Describe your research and how it contributes to alleviating or understanding health disparities?
I use ethnographic methods to understand how poverty, rurality, coloniality, and other structural and political forces shape the experiences of people who inject drugs. I have conducted research in rural Puerto Rico and also in Nebraska. While humans have been using mind-altering substances for millennia, the alienation brought by the capitalist mode of production, now globalized under a neoliberal regime and drug availability, has created unprecedented risks and drug-related harms. Yet, risks like HIV/HCV or overdose risks are not evenly distributed. More affluent or relatively well-off consumers can afford to use recreationally without engaging in problematic use. If they do, they can acquire good quality drugs or avoid drug sharing, avoiding or reducing drug-related risks. Poor drug users are more exposed to risks, including imprisonment in repressive contexts that support a war on drugs approach to what is a public health issue.
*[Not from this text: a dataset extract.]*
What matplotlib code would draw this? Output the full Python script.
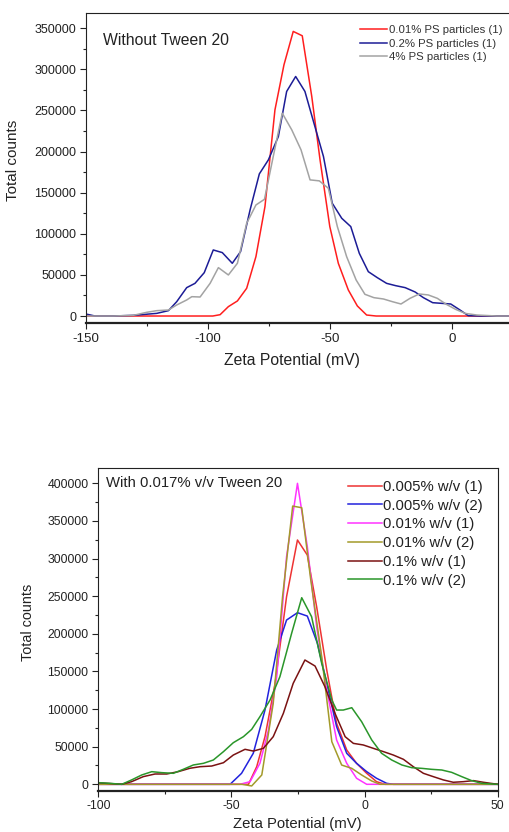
import matplotlib
matplotlib.use("Agg")
import matplotlib.pyplot as plt
from matplotlib.ticker import MultipleLocator

plt.rcParams["font.family"] = ["Liberation Sans", "DejaVu Sans"]
plt.rcParams["axes.unicode_minus"] = False

# ── Top panel data (without Tween 20) ─────────────────────────────────────────
red_x = [-150, -130, -110, -98, -95, -91.6, -87.9, -84.1, -80.3, -76.6, -72.5, -68.8,
         -65.0, -61.3, -57.4, -54.0, -50.0, -46.5, -42.4, -38.7, -34.9, -31, 0, 23.5]
red_y = [0, 0, 0, 0, 1600, 11400, 18300, 33700, 72200, 133000, 250600, 305400,
         346000, 340700, 266900, 189800, 108700, 64000, 31600, 12200, 1200, 0, 0, 0]

navy_x = [-150, -146.3, -138.8, -130.6, -121, -116.2, -112.8, -108.7, -105.3, -101.5,
          -97.8, -94.1, -90, -86.6, -82.7, -78.9, -75.2, -71.1, -67.7, -64, -60.2,
          -56.5, -52.6, -49, -45.1, -41.4, -37.9, -34.2, -30.5, -26.7, -23, -19.1,
          -15.0, -11.6, -7.8, -4.1, -0.4, 3.4, 6.8, 11.6, 18.5, 23.5]
navy_y = [2400, 0, 0, 800, 3200, 6500, 17400, 34500, 39700, 52700,
          80300, 77100, 64100, 78300, 129000, 172800, 189800, 218200, 273000, 291200, 273000,
          234400, 193900, 137100, 118800, 108700, 76200, 53900, 46600, 39700, 36900, 34500,
          29200, 22300, 16200, 15400, 14600, 7300, 400, 0, 0, 0]

gray_x = [-150, -138.8, -130.6, -125.1, -121, -116.2, -112.8, -108.7, -106.6, -103.2,
          -99.1, -95.7, -91.6, -87.9, -84.1, -80.3, -76.8, -73.2, -69.5, -65.6, -61.8,
          -58.1, -54.3, -50.6, -46.9, -43.1, -39.2, -35.6, -31.9, -28.0, -24.3, -20.8,
          -17.1, -13.3, -9.6, -5.9, -2.2, 1.6, 5.5, 10.3, 18.5, 23.5]
gray_y = [0, 0, 800, 4500, 6500, 7300, 13400, 19500, 23500, 23100,
          39700, 58800, 49900, 64100, 112700, 135000, 141900, 193900, 246600, 226300, 202000,
          165500, 164300, 155300, 108700, 72200, 43800, 26400, 22300, 20700, 17400, 14600,
          21500, 26800, 25600, 21500, 14200, 8100, 3200, 1200, 0, 0]

top_labels = ["0.01% PS particles (1)", "0.2% PS particles (1)", "4% PS particles (1)"]

# ── Bottom panel data (with 0.017% v/v Tween 20) ──────────────────────────────
r1_x = [-100, -60, -43.6, -40.5, -37.4, -33.6, -29.3, -25.2, -21.5, -18.0, -14.2, -10.5,
        -6.7, -3.0, 0.8, 4.5, 7.7, 50]
r1_y = [0, 0, 0, 23500, 63300, 134200, 249300, 324700, 304700, 236000, 151900, 81000,
        45600, 27900, 14600, 3500, 0, 0]

b2_x = [-100, -60, -50.5, -46.2, -41.8, -37.4, -33.0, -29.3, -25.2, -21.5, -17.7, -14.2,
        -10.5, -6.7, -3.0, 0.8, 4.5, 8.3, 10.8, 50]
b2_y = [0, 0, 0, 14600, 41200, 98700, 178500, 218300, 228100, 223600, 187300, 134200,
        76600, 41200, 27900, 16800, 8000, 1300, 0, 0]

m1_x = [-100, -60, -46.8, -43.0, -39.3, -36.1, -33.0, -29.3, -25.2, -21.5, -18.0, -14.2,
        -10.5, -6.7, -3.0, 0.8, 50]
m1_y = [0, 0, 0, 3500, 27900, 72200, 143000, 302500, 400000, 315800, 209500, 125300,
        58900, 27900, 8000, 0, 0]

o2_x = [-100, -60, -51.8, -46, -42.4, -38.6, -34.3, -30.8, -27.0, -23.6, -20.2, -16.1,
        -12.3, -8.6, -4.8, -1.1, 2.7, 5.8, 50]
o2_y = [0, 0, 0, 0, -2200, 12400, 107600, 249300, 369800, 367600, 271500, 169600,
        56600, 25600, 21200, 12400, 4400, 0, 0]

d1_x = [-100, -91.2, -87.5, -83.1, -78.7, -74.3, -70.0, -65.6, -61.8, -57.4, -53.0,
        -49.3, -44.9, -41.8, -38.0, -34.3, -30.5, -26.8, -22.4, -18.6, -14.9, -11.1,
        -7.3, -4.2, -0.5, 3.3, 7.1, 10.8, 14.6, 18.3, 22.1, 25.8, 29.6, 33.3, 37.1,
        40.9, 44.6, 50]
d1_y = [2000, 0, 3500, 10200, 13700, 13700, 16800, 21300, 23400, 24300, 28700,
        38900, 46500, 44200, 47800, 63300, 94300, 134200, 165200, 157200, 129800, 94300,
        63300, 54400, 52300, 47800, 43400, 38900, 33200, 23400, 14600, 10200, 5800, 2700, 3500,
        4900, 2700, 0]

g2_x = [-100, -95.6, -91.2, -87.5, -83.7, -79.9, -76.2, -71.8, -68.1, -64.3, -60.5,
        -56.8, -53.0, -49.3, -45.5, -42.4, -39.3, -35.5, -31.8, -27.4, -23.6, -19.9,
        -16.1, -12.3, -10.5, -8.0, -4.8, -1.1, 2.7, 6.4, 10.2, 14.0, 17.7, 21.5, 25.2,
        29.0, 32.7, 36.5, 40.2, 44.0, 50]
g2_y = [2200, 1300, 0, 5800, 12400, 16800, 15500, 14600, 19900, 25700, 27900,
        32300, 43400, 55300, 63300, 73000, 89900, 112000, 143000, 200600, 248000, 222800,
        160700, 112000, 98700, 98700, 101800, 83200, 58900, 41200, 32300, 25700, 22100, 21200, 19900,
        19000, 15900, 10200, 4900, 1300, 0]

bottom_labels = ["0.005% w/v (1)", "0.005% w/v (2)", "0.01% w/v (1)",
                 "0.01% w/v (2)", "0.1% w/v (1)", "0.1% w/v (2)"]

# ── Figure ───────────────────────────────────────────────────────────────────
W, H = 509, 832
fig = plt.figure(figsize=(W / 100, H / 100), dpi=100)
fig.patch.set_facecolor("white")


def px_axes(left, top, right, bottom):
    return fig.add_axes([left / W, 1 - bottom / H, (right - left) / W, (bottom - top) / H])


def style(ax, xmaj, ymaj, tick_fs):
    ax.xaxis.set_major_locator(MultipleLocator(xmaj))
    ax.xaxis.set_minor_locator(MultipleLocator(xmaj / 2))
    ax.yaxis.set_major_locator(MultipleLocator(ymaj))
    ax.yaxis.set_minor_locator(MultipleLocator(ymaj / 2))
    ax.tick_params(which="major", direction="out", length=4.5, width=0.8,
                   labelsize=tick_fs, pad=2.5, colors="#222222")
    ax.tick_params(which="minor", direction="out", length=2.5, width=0.8, colors="#222222")
    ax.tick_params(top=False, right=False, which="both")
    for s in ax.spines.values():
        s.set_linewidth(0.8)
        s.set_color("#222222")
    ax.spines["bottom"].set_linewidth(1.6)


# Top panel
ax1 = px_axes(86, 12.5, 509, 323)
ax1.plot(red_x, red_y, color="#ff1e1e", lw=1.1, label=top_labels[0])
ax1.plot(navy_x, navy_y, color="#1c1c96", lw=1.1, label=top_labels[1])
ax1.plot(gray_x, gray_y, color="#a3a3a3", lw=1.1, label=top_labels[2])
ax1.set_xlim(-150, 23.5)
ax1.set_ylim(-8500, 369000)
style(ax1, 50, 50000, 9)
ax1.tick_params(axis="x", labelsize=9.6)
ax1.spines["right"].set_visible(False)
ax1.set_xlabel("Zeta Potential (mV)", fontsize=11.3, color="#222222")
ax1.set_ylabel("Total counts", fontsize=11, color="#222222")
ax1.xaxis.set_label_coords(0.488, -0.097)
ax1.yaxis.set_label_coords(-0.156, 0.525)
ax1.text(0.041, 0.911, "Without Tween 20", transform=ax1.transAxes,
         fontsize=11.3, va="center", ha="left", color="#222222")
ax1.legend(loc="upper left", bbox_to_anchor=(0.648, 0.959), frameon=False,
           fontsize=8.2, handlelength=2.35, handletextpad=0.15, labelspacing=0.3,
           borderpad=0, borderaxespad=0, labelcolor="#333333")

# Bottom panel
ax2 = px_axes(98.3, 468.3, 497.7, 790.7)
ax2.plot(r1_x, r1_y, color="#ee3333", lw=1.1, label=bottom_labels[0])
ax2.plot(b2_x, b2_y, color="#2222dd", lw=1.1, label=bottom_labels[1])
ax2.plot(m1_x, m1_y, color="#ff33ff", lw=1.1, label=bottom_labels[2])
ax2.plot(o2_x, o2_y, color="#a39a2a", lw=1.1, label=bottom_labels[3])
ax2.plot(d1_x, d1_y, color="#7a1212", lw=1.1, label=bottom_labels[4])
ax2.plot(g2_x, g2_y, color="#2a962a", lw=1.1, label=bottom_labels[5])
ax2.set_xlim(-100, 50)
ax2.set_ylim(-8500, 420000)
style(ax2, 50, 50000, 8.8)
ax2.tick_params(axis="x", labelsize=8.8)
ax2.set_xlabel("Zeta Potential (mV)", fontsize=10.7, color="#222222")
ax2.set_ylabel("Total counts", fontsize=10.4, color="#222222")
ax2.xaxis.set_label_coords(0.498, -0.083)
ax2.yaxis.set_label_coords(-0.158, 0.522)
ax2.text(0.019, 0.953, "With 0.017% v/v Tween 20", transform=ax2.transAxes,
         fontsize=10.7, va="center", ha="left", color="#222222")
ax2.legend(loc="upper left", bbox_to_anchor=(0.625, 0.964), frameon=False,
           fontsize=10.7, handlelength=2.27, handletextpad=0.1, labelspacing=0.32,
           borderpad=0, borderaxespad=0, labelcolor="#222222")

fig.savefig("out.png", dpi=100, facecolor="white")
What inspired you to study health disparities and/or your field of research?
What inspired me to adopt a health disparities approach is the understanding that nobody acquires or uses drugs alone and that race, class, and gender, among other health disparities, shape the drug experience. Social stratification dramatically affects health, and this is particularly evident when we look at substance use. Studying a stigmatized and vulnerable group of people who use drugs produces valuable data about them, but it can also illuminate critical aspects of our social organization.

What advice would you give to incoming students (graduate or undergraduate) who are interested in studying health disparities?
I would advise them to take a broader look, considering how the social context produces and reproduces the health disparities that in turn, affect health outcomes. For example, homelessness, migration, poverty, and incarceration shape the experiences of rural people who inject drugs in Puerto Rico, exposing them to one of the highest rates of HIV/HCV and drug-related overdose deaths in the US. Yet, none of these issues could be understood without considering the colonial situation of the Island and the devastating effects of Coloniality.

What advice would you give to incoming faculty who are interested in health disparity research?
I would give them the same advice I gave students. Good or solid research should be the same, regardless of whether somebody is just starting as a student or in a more senior position.

What would your colleagues/students be surprised to learn about you?
Probably the fact that I wanted to be a fisherman as a kid, but my mom told me that it was not a “real profession.” And then, I became an anthropologist!